One of my favorite yard birds of all has been the Evening Grosbeak. Throughout the 80s and into the 90s, when they were still abundant, I always seemed to have more than most people in town, thanks to my box elders. I'd gone over a decade without seeing more than an occasional single straggler when Russ had surgery in 2011. Our first morning after he came home, out of the clear blue sky, a flock of 16 showed up and remained in our yard for weeks. I haven't seen one here since, but those birds were an astonishingly welcome gift at such a bleak time.

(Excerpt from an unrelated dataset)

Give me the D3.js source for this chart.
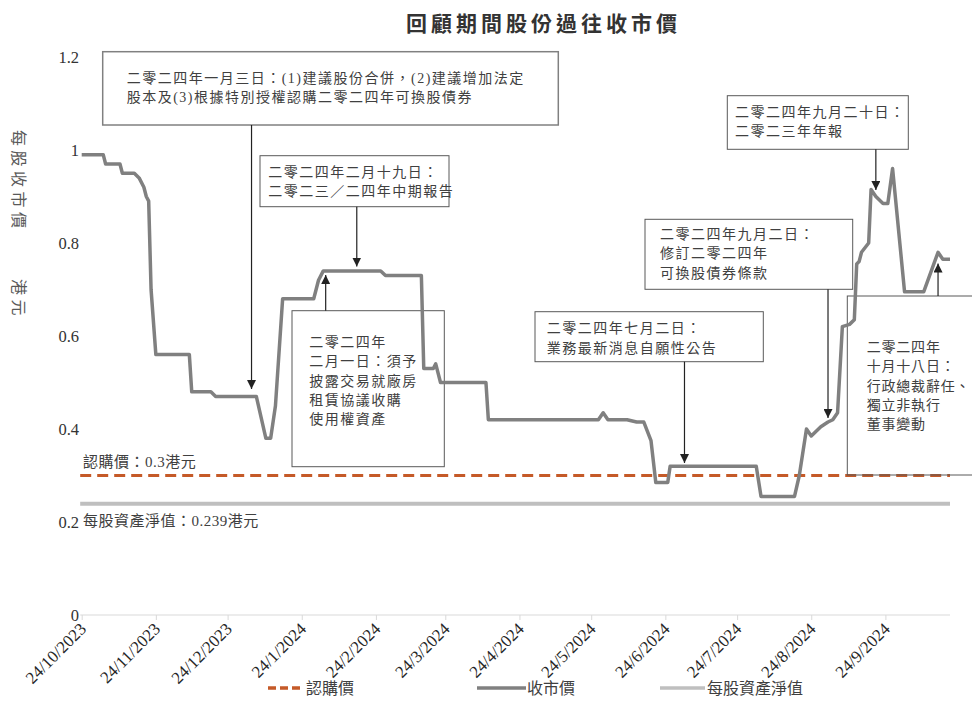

My box elder has given me wonderful photo ops for other kinds of birds, too. Many of the hummingbirds that dine at my window feeder then head straight to the tiny twigs right near the window, allowing me to watch them preen, stretch, and rest. The various fungi and lichens on the branches add color and texture to my photos even as they signal a warning that the tree isn’t going to last forever.
But I try not to fret about it—when we moved here, my mother-in-law cautioned us that we should cut down that very tree immediately because it looked so old and precarious. That was 33 years ago. Now the tree and I are both a bit past our prime. I’ve lost 2 of the spruce trees in back, our birch tree is losing ground, and the elm tree that sprouted in 1983 and got big had to be cut down a few years ago because of Dutch elm disease. Several of the branches on the cherry trees Russ planted are dead now, too.
We’re developing plans to plant more trees next year, but little by little the yard is changing. My goal, as always, is to adapt to those changes while keeping the yard a safe haven for the flood of birds passing through. I try to be generous spirited, but really, everything I do to help those birds directly improves my quality of life, too. Home is where the heart is, but in my case, that’s in large part because home is where my birds are.